[Stored items]
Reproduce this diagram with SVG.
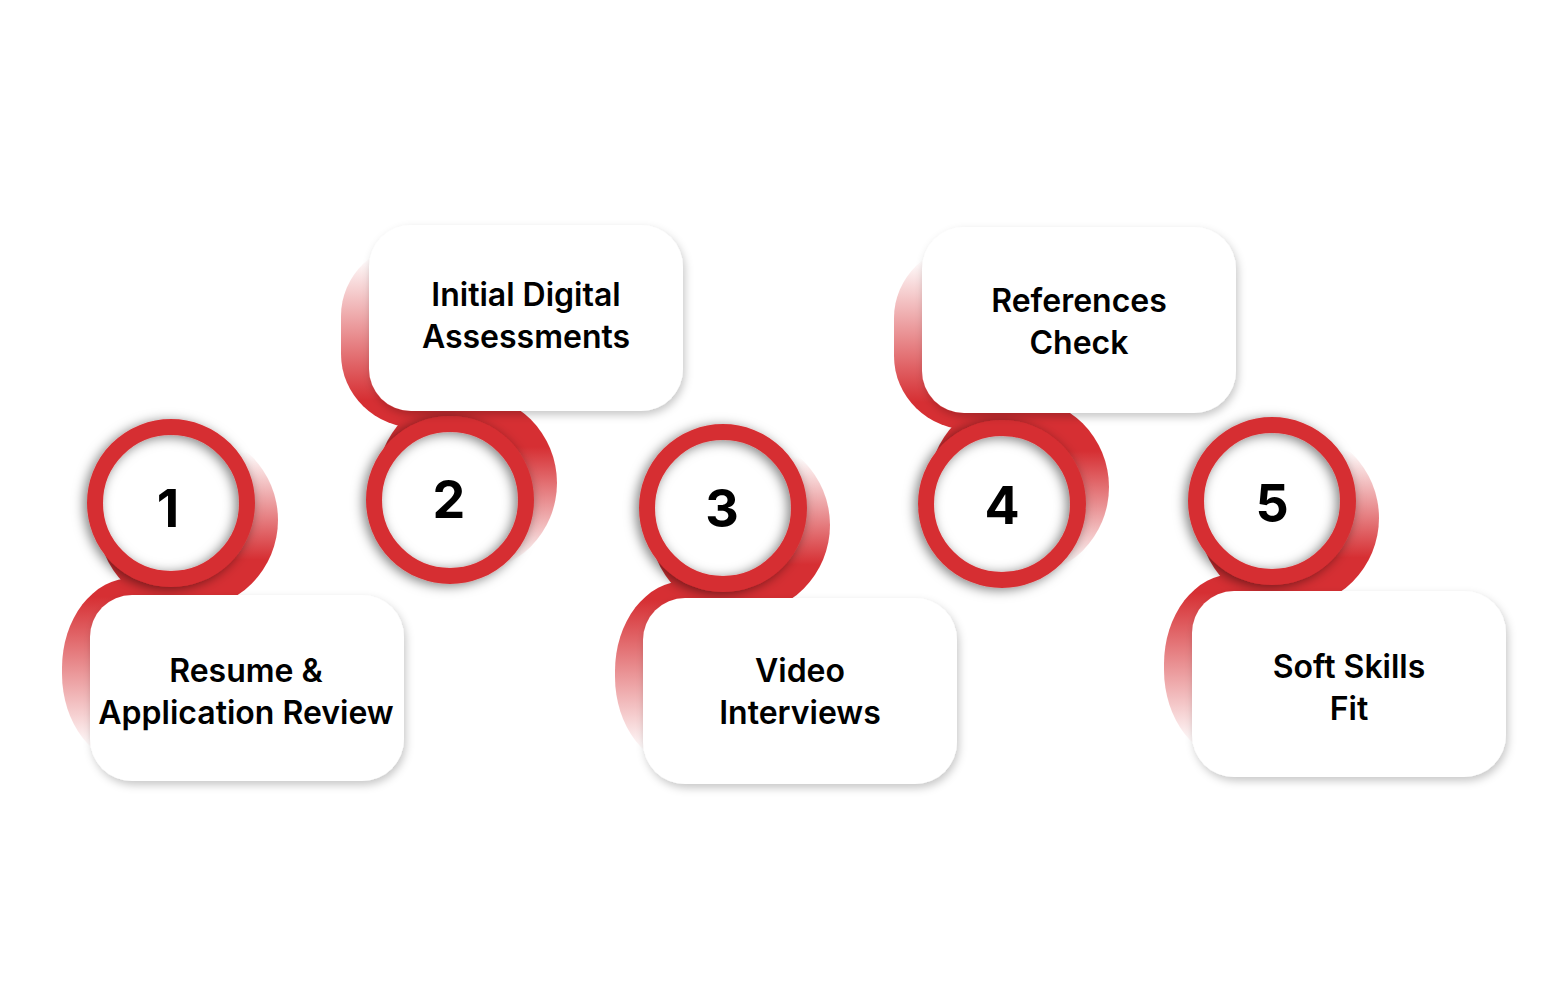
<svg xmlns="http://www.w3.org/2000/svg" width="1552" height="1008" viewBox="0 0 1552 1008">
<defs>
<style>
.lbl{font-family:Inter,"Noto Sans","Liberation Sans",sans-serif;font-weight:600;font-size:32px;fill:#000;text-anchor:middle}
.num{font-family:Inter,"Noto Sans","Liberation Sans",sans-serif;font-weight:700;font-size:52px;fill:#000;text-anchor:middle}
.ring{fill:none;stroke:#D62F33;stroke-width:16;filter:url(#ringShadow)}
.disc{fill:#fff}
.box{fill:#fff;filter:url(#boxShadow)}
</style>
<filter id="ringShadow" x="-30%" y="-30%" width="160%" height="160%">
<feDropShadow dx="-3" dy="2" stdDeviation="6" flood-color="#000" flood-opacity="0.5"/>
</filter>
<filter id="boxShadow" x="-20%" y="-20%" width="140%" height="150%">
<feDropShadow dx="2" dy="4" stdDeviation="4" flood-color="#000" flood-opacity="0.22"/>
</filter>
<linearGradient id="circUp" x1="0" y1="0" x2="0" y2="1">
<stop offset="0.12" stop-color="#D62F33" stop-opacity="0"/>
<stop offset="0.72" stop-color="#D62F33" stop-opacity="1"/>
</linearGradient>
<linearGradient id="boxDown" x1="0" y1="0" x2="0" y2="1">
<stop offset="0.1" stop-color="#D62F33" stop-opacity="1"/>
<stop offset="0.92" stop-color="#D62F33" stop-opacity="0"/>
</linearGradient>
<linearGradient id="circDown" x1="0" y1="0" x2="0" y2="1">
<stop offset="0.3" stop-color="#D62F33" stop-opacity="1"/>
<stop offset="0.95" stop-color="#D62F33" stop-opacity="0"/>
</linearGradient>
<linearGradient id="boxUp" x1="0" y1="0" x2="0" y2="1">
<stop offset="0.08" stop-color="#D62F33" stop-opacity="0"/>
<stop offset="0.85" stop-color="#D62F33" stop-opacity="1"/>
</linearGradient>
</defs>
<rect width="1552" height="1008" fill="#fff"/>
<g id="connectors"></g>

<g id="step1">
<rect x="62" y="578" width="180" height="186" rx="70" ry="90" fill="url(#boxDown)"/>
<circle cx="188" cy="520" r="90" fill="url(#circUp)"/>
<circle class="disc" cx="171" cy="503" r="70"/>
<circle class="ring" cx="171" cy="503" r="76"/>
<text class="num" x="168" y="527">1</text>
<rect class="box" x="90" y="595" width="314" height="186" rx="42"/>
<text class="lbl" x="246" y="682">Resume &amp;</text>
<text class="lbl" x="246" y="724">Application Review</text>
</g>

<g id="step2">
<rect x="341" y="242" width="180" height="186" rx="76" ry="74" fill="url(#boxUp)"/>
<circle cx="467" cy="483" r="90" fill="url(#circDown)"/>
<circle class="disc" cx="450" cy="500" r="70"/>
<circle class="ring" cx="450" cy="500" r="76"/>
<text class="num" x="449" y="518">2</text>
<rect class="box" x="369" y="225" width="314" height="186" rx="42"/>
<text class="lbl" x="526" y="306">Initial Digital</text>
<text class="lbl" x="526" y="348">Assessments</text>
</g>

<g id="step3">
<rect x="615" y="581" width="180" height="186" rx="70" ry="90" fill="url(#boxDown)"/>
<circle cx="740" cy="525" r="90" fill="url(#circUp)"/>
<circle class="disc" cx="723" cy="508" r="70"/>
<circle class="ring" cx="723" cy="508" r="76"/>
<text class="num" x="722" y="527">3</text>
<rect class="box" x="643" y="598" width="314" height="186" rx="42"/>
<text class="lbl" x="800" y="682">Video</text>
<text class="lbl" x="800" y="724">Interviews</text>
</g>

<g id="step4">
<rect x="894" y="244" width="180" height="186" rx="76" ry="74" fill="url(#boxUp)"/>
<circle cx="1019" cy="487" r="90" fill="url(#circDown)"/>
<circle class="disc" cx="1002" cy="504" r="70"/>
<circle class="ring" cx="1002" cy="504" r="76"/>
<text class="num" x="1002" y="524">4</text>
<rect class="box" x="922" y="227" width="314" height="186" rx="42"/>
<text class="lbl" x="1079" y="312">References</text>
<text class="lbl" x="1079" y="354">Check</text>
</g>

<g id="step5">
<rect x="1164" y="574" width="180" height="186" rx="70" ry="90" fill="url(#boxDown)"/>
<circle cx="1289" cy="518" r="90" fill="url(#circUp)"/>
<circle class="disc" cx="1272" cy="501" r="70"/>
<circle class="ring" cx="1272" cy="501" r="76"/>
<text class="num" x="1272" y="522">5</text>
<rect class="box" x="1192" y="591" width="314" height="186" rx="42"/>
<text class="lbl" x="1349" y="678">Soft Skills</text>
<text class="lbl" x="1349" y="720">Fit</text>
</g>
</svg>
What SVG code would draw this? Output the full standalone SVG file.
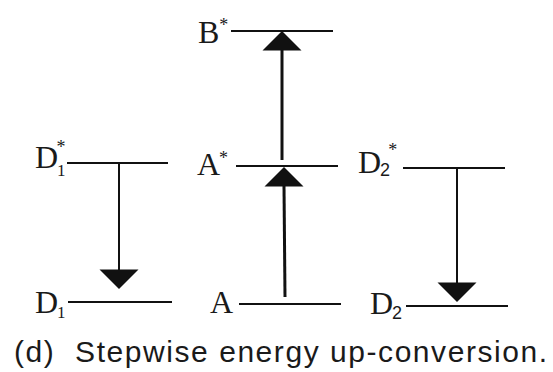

What is needed:
Retype all of the entries exactly as written, leaving out any images.

Result for this task:
Reproduce this diagram with SVG.
<svg xmlns="http://www.w3.org/2000/svg" width="1552" height="1008" viewBox="0 0 1552 1008">
<defs>
<style>
.lbl{font-family:Inter,"Noto Sans","Liberation Sans",sans-serif;font-weight:600;font-size:32px;fill:#000;text-anchor:middle}
.num{font-family:Inter,"Noto Sans","Liberation Sans",sans-serif;font-weight:700;font-size:52px;fill:#000;text-anchor:middle}
.ring{fill:none;stroke:#D62F33;stroke-width:16;filter:url(#ringShadow)}
.disc{fill:#fff}
.box{fill:#fff;filter:url(#boxShadow)}
</style>
<filter id="ringShadow" x="-30%" y="-30%" width="160%" height="160%">
<feDropShadow dx="-3" dy="2" stdDeviation="6" flood-color="#000" flood-opacity="0.5"/>
</filter>
<filter id="boxShadow" x="-20%" y="-20%" width="140%" height="150%">
<feDropShadow dx="2" dy="4" stdDeviation="4" flood-color="#000" flood-opacity="0.22"/>
</filter>
<linearGradient id="circUp" x1="0" y1="0" x2="0" y2="1">
<stop offset="0.12" stop-color="#D62F33" stop-opacity="0"/>
<stop offset="0.72" stop-color="#D62F33" stop-opacity="1"/>
</linearGradient>
<linearGradient id="boxDown" x1="0" y1="0" x2="0" y2="1">
<stop offset="0.1" stop-color="#D62F33" stop-opacity="1"/>
<stop offset="0.92" stop-color="#D62F33" stop-opacity="0"/>
</linearGradient>
<linearGradient id="circDown" x1="0" y1="0" x2="0" y2="1">
<stop offset="0.3" stop-color="#D62F33" stop-opacity="1"/>
<stop offset="0.95" stop-color="#D62F33" stop-opacity="0"/>
</linearGradient>
<linearGradient id="boxUp" x1="0" y1="0" x2="0" y2="1">
<stop offset="0.08" stop-color="#D62F33" stop-opacity="0"/>
<stop offset="0.85" stop-color="#D62F33" stop-opacity="1"/>
</linearGradient>
</defs>
<rect width="1552" height="1008" fill="#fff"/>
<g id="connectors"></g>

<g id="step1">
<rect x="62" y="578" width="180" height="186" rx="70" ry="90" fill="url(#boxDown)"/>
<circle cx="188" cy="520" r="90" fill="url(#circUp)"/>
<circle class="disc" cx="171" cy="503" r="70"/>
<circle class="ring" cx="171" cy="503" r="76"/>
<text class="num" x="168" y="527">1</text>
<rect class="box" x="90" y="595" width="314" height="186" rx="42"/>
<text class="lbl" x="246" y="682">Resume &amp;</text>
<text class="lbl" x="246" y="724">Application Review</text>
</g>

<g id="step2">
<rect x="341" y="242" width="180" height="186" rx="76" ry="74" fill="url(#boxUp)"/>
<circle cx="467" cy="483" r="90" fill="url(#circDown)"/>
<circle class="disc" cx="450" cy="500" r="70"/>
<circle class="ring" cx="450" cy="500" r="76"/>
<text class="num" x="449" y="518">2</text>
<rect class="box" x="369" y="225" width="314" height="186" rx="42"/>
<text class="lbl" x="526" y="306">Initial Digital</text>
<text class="lbl" x="526" y="348">Assessments</text>
</g>

<g id="step3">
<rect x="615" y="581" width="180" height="186" rx="70" ry="90" fill="url(#boxDown)"/>
<circle cx="740" cy="525" r="90" fill="url(#circUp)"/>
<circle class="disc" cx="723" cy="508" r="70"/>
<circle class="ring" cx="723" cy="508" r="76"/>
<text class="num" x="722" y="527">3</text>
<rect class="box" x="643" y="598" width="314" height="186" rx="42"/>
<text class="lbl" x="800" y="682">Video</text>
<text class="lbl" x="800" y="724">Interviews</text>
</g>

<g id="step4">
<rect x="894" y="244" width="180" height="186" rx="76" ry="74" fill="url(#boxUp)"/>
<circle cx="1019" cy="487" r="90" fill="url(#circDown)"/>
<circle class="disc" cx="1002" cy="504" r="70"/>
<circle class="ring" cx="1002" cy="504" r="76"/>
<text class="num" x="1002" y="524">4</text>
<rect class="box" x="922" y="227" width="314" height="186" rx="42"/>
<text class="lbl" x="1079" y="312">References</text>
<text class="lbl" x="1079" y="354">Check</text>
</g>

<g id="step5">
<rect x="1164" y="574" width="180" height="186" rx="70" ry="90" fill="url(#boxDown)"/>
<circle cx="1289" cy="518" r="90" fill="url(#circUp)"/>
<circle class="disc" cx="1272" cy="501" r="70"/>
<circle class="ring" cx="1272" cy="501" r="76"/>
<text class="num" x="1272" y="522">5</text>
<rect class="box" x="1192" y="591" width="314" height="186" rx="42"/>
<text class="lbl" x="1349" y="678">Soft Skills</text>
<text class="lbl" x="1349" y="720">Fit</text>
</g>
</svg>
What SVG code would draw this? Output the full standalone SVG file.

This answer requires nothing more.